Begin GIVEN MATERIAL

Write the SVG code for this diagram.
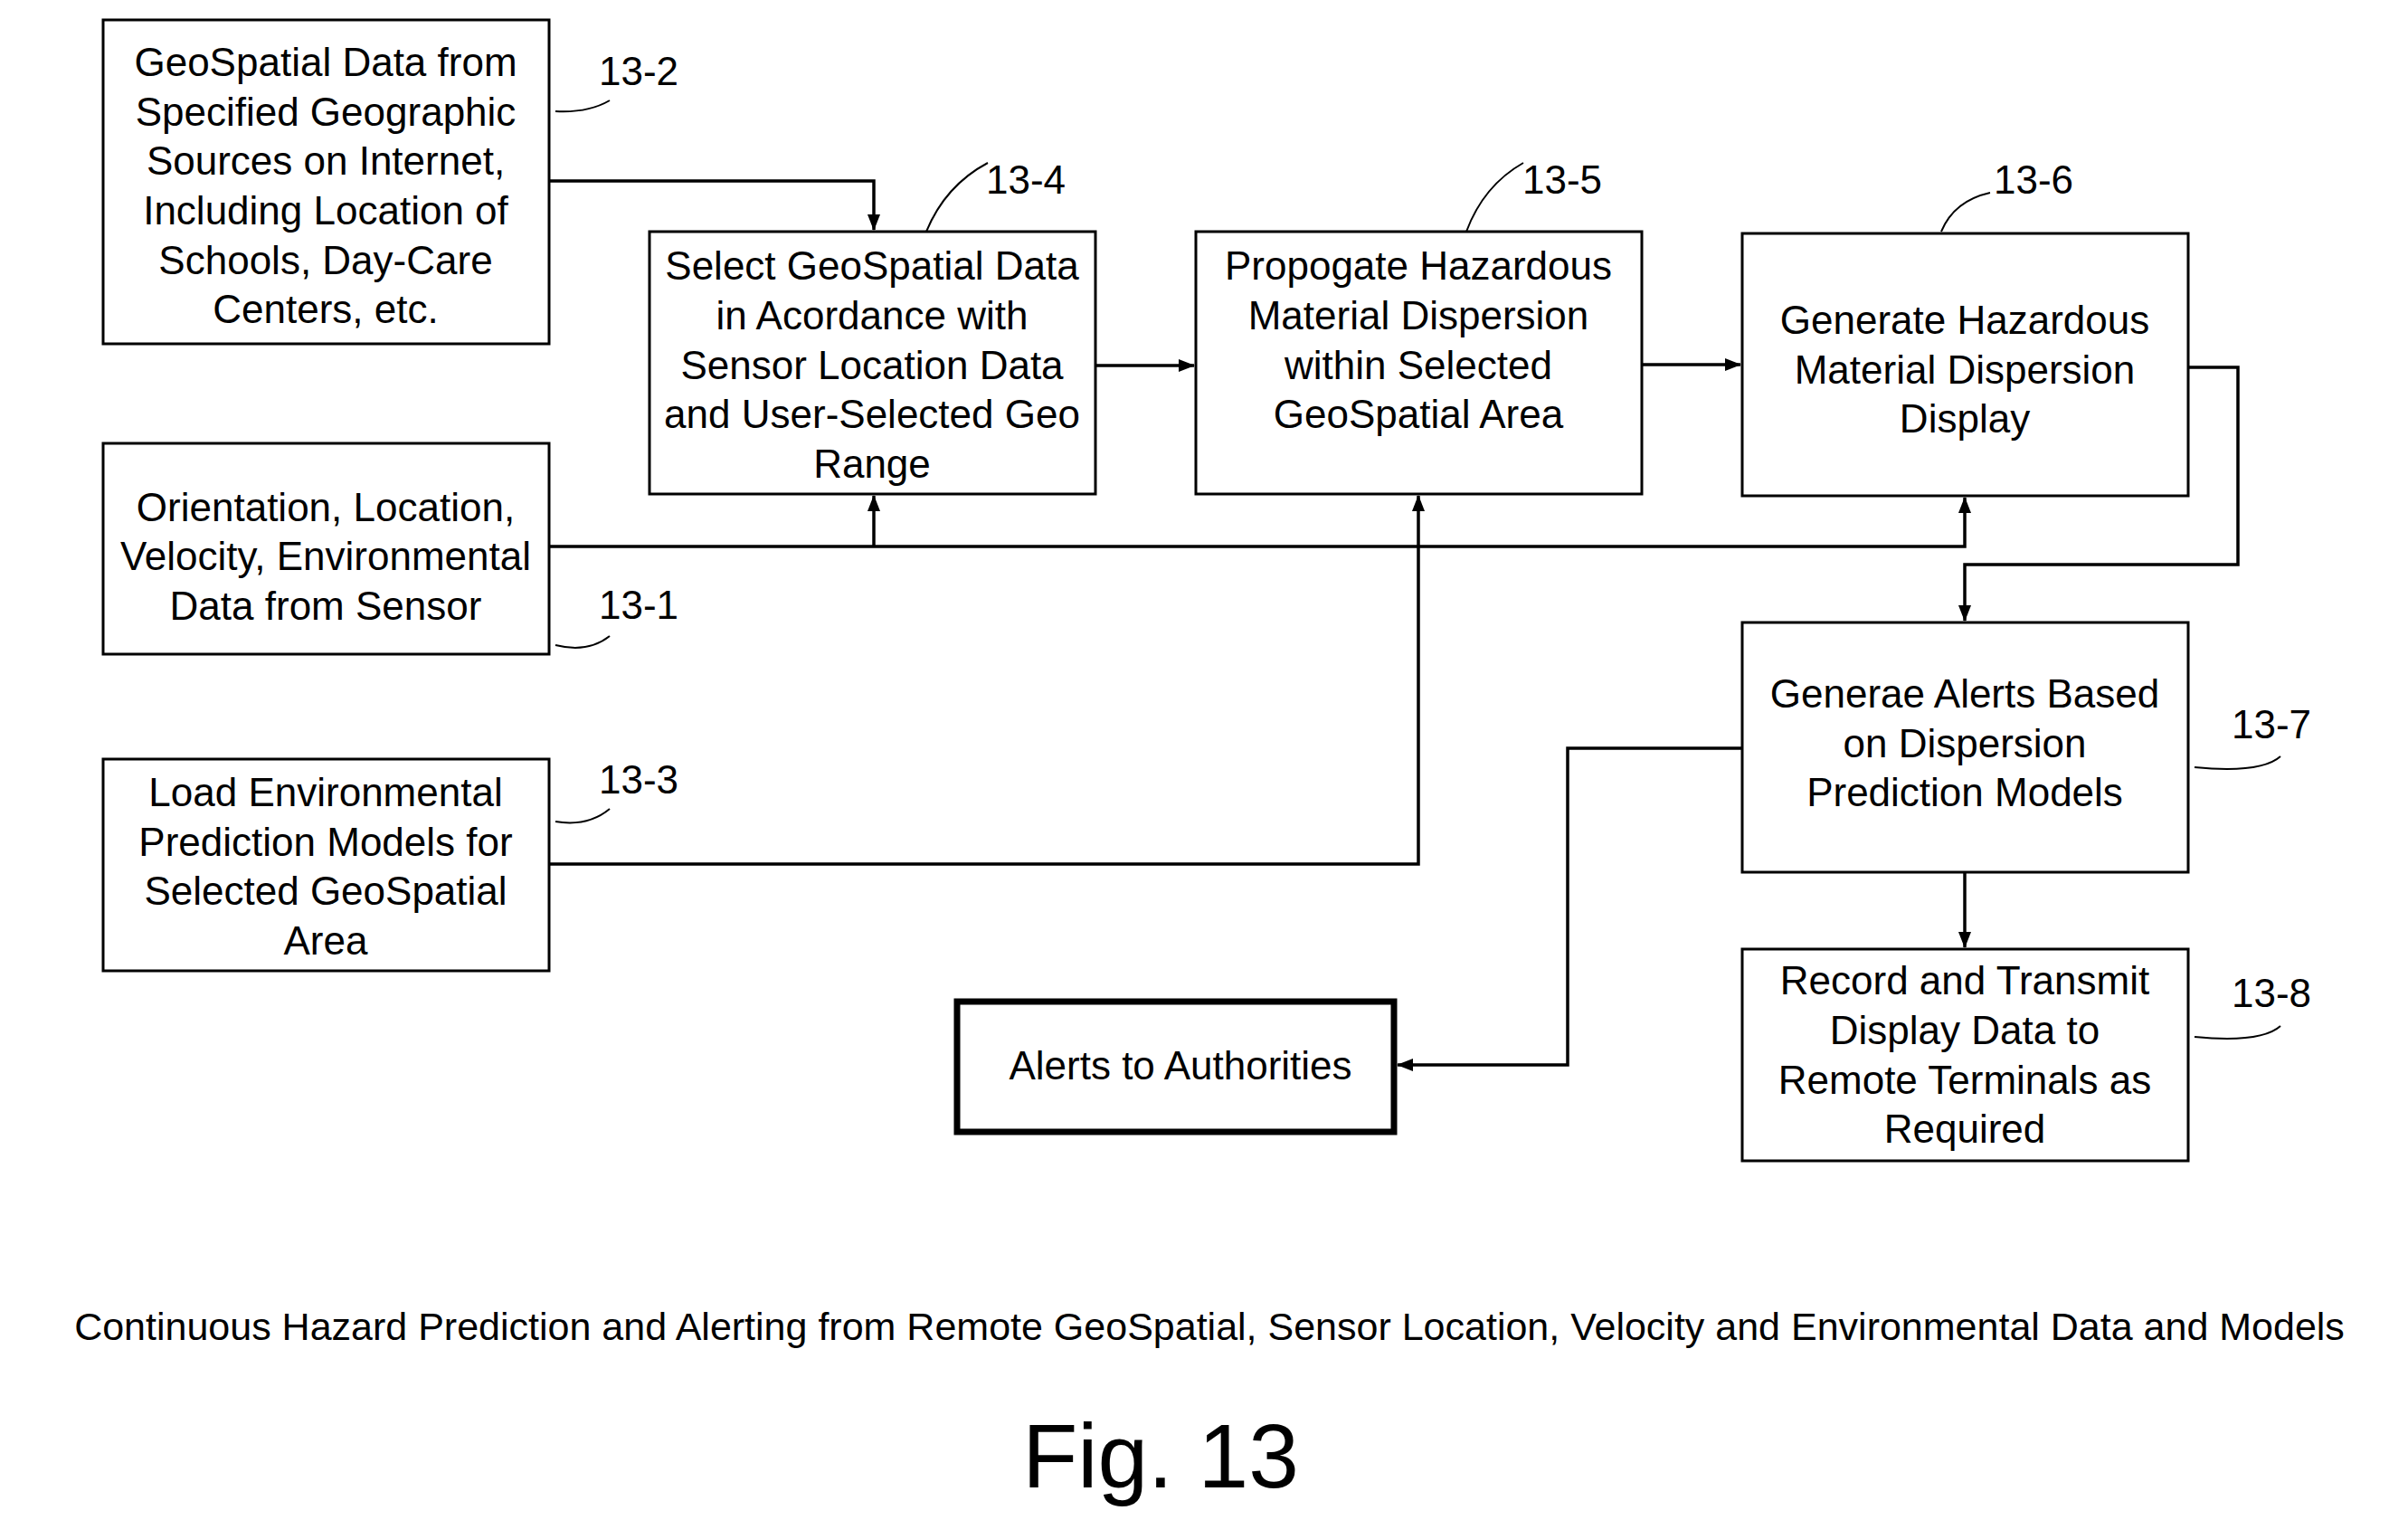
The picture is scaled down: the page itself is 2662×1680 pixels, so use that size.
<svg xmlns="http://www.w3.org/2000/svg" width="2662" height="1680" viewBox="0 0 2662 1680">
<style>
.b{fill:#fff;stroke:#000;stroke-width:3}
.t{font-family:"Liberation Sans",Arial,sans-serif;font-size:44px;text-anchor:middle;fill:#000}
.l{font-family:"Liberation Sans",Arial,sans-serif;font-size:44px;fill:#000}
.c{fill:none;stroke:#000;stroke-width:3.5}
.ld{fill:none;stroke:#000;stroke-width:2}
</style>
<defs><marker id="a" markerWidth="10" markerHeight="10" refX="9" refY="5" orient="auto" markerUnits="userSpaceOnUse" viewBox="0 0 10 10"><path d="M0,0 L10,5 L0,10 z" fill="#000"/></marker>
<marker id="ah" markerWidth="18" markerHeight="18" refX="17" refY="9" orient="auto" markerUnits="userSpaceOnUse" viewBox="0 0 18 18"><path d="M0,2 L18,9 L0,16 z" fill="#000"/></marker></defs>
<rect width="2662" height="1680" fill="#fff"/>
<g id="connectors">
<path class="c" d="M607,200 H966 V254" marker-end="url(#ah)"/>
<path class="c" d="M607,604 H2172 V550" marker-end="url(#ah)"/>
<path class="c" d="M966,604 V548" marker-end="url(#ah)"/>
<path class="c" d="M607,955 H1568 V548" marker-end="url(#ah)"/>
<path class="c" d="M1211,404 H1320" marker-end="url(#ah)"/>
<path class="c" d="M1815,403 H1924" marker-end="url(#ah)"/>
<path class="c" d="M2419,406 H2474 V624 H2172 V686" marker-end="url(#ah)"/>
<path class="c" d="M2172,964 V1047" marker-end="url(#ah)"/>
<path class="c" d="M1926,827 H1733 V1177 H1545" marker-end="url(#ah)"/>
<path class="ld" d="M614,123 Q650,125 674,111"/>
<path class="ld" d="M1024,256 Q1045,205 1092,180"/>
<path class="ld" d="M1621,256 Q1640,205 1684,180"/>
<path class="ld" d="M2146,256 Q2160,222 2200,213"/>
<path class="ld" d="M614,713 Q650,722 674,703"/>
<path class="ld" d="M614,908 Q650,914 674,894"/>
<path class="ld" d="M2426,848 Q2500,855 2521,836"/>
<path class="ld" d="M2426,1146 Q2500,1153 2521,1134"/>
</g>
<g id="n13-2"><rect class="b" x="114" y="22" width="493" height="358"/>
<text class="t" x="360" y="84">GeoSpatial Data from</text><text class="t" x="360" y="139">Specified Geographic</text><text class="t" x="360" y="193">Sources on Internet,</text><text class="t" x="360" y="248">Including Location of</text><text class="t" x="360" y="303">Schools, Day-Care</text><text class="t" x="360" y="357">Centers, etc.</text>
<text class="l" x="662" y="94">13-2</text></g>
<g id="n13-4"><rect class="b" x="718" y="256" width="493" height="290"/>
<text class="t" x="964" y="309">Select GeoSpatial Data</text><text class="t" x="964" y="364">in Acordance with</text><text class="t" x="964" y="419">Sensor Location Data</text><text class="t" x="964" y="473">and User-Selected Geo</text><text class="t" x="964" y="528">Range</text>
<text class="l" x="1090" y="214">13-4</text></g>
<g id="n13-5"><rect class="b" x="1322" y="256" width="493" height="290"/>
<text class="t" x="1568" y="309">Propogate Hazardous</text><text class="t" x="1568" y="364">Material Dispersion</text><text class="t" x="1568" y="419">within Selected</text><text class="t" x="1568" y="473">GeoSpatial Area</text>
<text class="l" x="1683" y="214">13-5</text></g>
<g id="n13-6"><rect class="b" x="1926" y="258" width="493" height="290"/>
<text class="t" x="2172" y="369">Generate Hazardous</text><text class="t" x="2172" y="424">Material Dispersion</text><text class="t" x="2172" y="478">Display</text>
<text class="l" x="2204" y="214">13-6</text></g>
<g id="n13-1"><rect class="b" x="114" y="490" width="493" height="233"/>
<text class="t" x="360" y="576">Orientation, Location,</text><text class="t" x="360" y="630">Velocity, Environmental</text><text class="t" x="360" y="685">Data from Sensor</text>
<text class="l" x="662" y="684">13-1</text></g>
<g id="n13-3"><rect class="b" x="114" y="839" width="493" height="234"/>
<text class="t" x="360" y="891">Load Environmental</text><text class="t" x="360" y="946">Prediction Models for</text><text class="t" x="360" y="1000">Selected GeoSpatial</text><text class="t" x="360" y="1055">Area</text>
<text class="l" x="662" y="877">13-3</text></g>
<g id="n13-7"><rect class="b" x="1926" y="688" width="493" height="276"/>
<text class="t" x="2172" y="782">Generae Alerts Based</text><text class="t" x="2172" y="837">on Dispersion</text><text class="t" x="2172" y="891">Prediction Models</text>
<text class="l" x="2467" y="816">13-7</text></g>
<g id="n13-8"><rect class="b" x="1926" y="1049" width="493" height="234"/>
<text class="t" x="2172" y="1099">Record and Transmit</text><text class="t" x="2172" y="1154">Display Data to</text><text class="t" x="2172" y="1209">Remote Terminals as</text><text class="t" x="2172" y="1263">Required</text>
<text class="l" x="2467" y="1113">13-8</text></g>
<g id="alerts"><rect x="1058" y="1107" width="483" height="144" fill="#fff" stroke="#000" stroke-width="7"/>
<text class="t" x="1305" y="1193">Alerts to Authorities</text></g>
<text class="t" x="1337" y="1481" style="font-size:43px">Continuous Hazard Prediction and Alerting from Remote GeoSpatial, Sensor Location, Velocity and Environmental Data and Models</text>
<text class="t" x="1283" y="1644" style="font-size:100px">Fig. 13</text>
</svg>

End GIVEN MATERIAL

### EXERCISE DIRECTIONS
Write out the whole listing exactly, and drop the pictures.

### ANSWER TO THE PROBLEM
Write the SVG code for this diagram.
The picture is scaled down: the page itself is 2662×1680 pixels, so use that size.
<svg xmlns="http://www.w3.org/2000/svg" width="2662" height="1680" viewBox="0 0 2662 1680">
<style>
.b{fill:#fff;stroke:#000;stroke-width:3}
.t{font-family:"Liberation Sans",Arial,sans-serif;font-size:44px;text-anchor:middle;fill:#000}
.l{font-family:"Liberation Sans",Arial,sans-serif;font-size:44px;fill:#000}
.c{fill:none;stroke:#000;stroke-width:3.5}
.ld{fill:none;stroke:#000;stroke-width:2}
</style>
<defs><marker id="a" markerWidth="10" markerHeight="10" refX="9" refY="5" orient="auto" markerUnits="userSpaceOnUse" viewBox="0 0 10 10"><path d="M0,0 L10,5 L0,10 z" fill="#000"/></marker>
<marker id="ah" markerWidth="18" markerHeight="18" refX="17" refY="9" orient="auto" markerUnits="userSpaceOnUse" viewBox="0 0 18 18"><path d="M0,2 L18,9 L0,16 z" fill="#000"/></marker></defs>
<rect width="2662" height="1680" fill="#fff"/>
<g id="connectors">
<path class="c" d="M607,200 H966 V254" marker-end="url(#ah)"/>
<path class="c" d="M607,604 H2172 V550" marker-end="url(#ah)"/>
<path class="c" d="M966,604 V548" marker-end="url(#ah)"/>
<path class="c" d="M607,955 H1568 V548" marker-end="url(#ah)"/>
<path class="c" d="M1211,404 H1320" marker-end="url(#ah)"/>
<path class="c" d="M1815,403 H1924" marker-end="url(#ah)"/>
<path class="c" d="M2419,406 H2474 V624 H2172 V686" marker-end="url(#ah)"/>
<path class="c" d="M2172,964 V1047" marker-end="url(#ah)"/>
<path class="c" d="M1926,827 H1733 V1177 H1545" marker-end="url(#ah)"/>
<path class="ld" d="M614,123 Q650,125 674,111"/>
<path class="ld" d="M1024,256 Q1045,205 1092,180"/>
<path class="ld" d="M1621,256 Q1640,205 1684,180"/>
<path class="ld" d="M2146,256 Q2160,222 2200,213"/>
<path class="ld" d="M614,713 Q650,722 674,703"/>
<path class="ld" d="M614,908 Q650,914 674,894"/>
<path class="ld" d="M2426,848 Q2500,855 2521,836"/>
<path class="ld" d="M2426,1146 Q2500,1153 2521,1134"/>
</g>
<g id="n13-2"><rect class="b" x="114" y="22" width="493" height="358"/>
<text class="t" x="360" y="84">GeoSpatial Data from</text><text class="t" x="360" y="139">Specified Geographic</text><text class="t" x="360" y="193">Sources on Internet,</text><text class="t" x="360" y="248">Including Location of</text><text class="t" x="360" y="303">Schools, Day-Care</text><text class="t" x="360" y="357">Centers, etc.</text>
<text class="l" x="662" y="94">13-2</text></g>
<g id="n13-4"><rect class="b" x="718" y="256" width="493" height="290"/>
<text class="t" x="964" y="309">Select GeoSpatial Data</text><text class="t" x="964" y="364">in Acordance with</text><text class="t" x="964" y="419">Sensor Location Data</text><text class="t" x="964" y="473">and User-Selected Geo</text><text class="t" x="964" y="528">Range</text>
<text class="l" x="1090" y="214">13-4</text></g>
<g id="n13-5"><rect class="b" x="1322" y="256" width="493" height="290"/>
<text class="t" x="1568" y="309">Propogate Hazardous</text><text class="t" x="1568" y="364">Material Dispersion</text><text class="t" x="1568" y="419">within Selected</text><text class="t" x="1568" y="473">GeoSpatial Area</text>
<text class="l" x="1683" y="214">13-5</text></g>
<g id="n13-6"><rect class="b" x="1926" y="258" width="493" height="290"/>
<text class="t" x="2172" y="369">Generate Hazardous</text><text class="t" x="2172" y="424">Material Dispersion</text><text class="t" x="2172" y="478">Display</text>
<text class="l" x="2204" y="214">13-6</text></g>
<g id="n13-1"><rect class="b" x="114" y="490" width="493" height="233"/>
<text class="t" x="360" y="576">Orientation, Location,</text><text class="t" x="360" y="630">Velocity, Environmental</text><text class="t" x="360" y="685">Data from Sensor</text>
<text class="l" x="662" y="684">13-1</text></g>
<g id="n13-3"><rect class="b" x="114" y="839" width="493" height="234"/>
<text class="t" x="360" y="891">Load Environmental</text><text class="t" x="360" y="946">Prediction Models for</text><text class="t" x="360" y="1000">Selected GeoSpatial</text><text class="t" x="360" y="1055">Area</text>
<text class="l" x="662" y="877">13-3</text></g>
<g id="n13-7"><rect class="b" x="1926" y="688" width="493" height="276"/>
<text class="t" x="2172" y="782">Generae Alerts Based</text><text class="t" x="2172" y="837">on Dispersion</text><text class="t" x="2172" y="891">Prediction Models</text>
<text class="l" x="2467" y="816">13-7</text></g>
<g id="n13-8"><rect class="b" x="1926" y="1049" width="493" height="234"/>
<text class="t" x="2172" y="1099">Record and Transmit</text><text class="t" x="2172" y="1154">Display Data to</text><text class="t" x="2172" y="1209">Remote Terminals as</text><text class="t" x="2172" y="1263">Required</text>
<text class="l" x="2467" y="1113">13-8</text></g>
<g id="alerts"><rect x="1058" y="1107" width="483" height="144" fill="#fff" stroke="#000" stroke-width="7"/>
<text class="t" x="1305" y="1193">Alerts to Authorities</text></g>
<text class="t" x="1337" y="1481" style="font-size:43px">Continuous Hazard Prediction and Alerting from Remote GeoSpatial, Sensor Location, Velocity and Environmental Data and Models</text>
<text class="t" x="1283" y="1644" style="font-size:100px">Fig. 13</text>
</svg>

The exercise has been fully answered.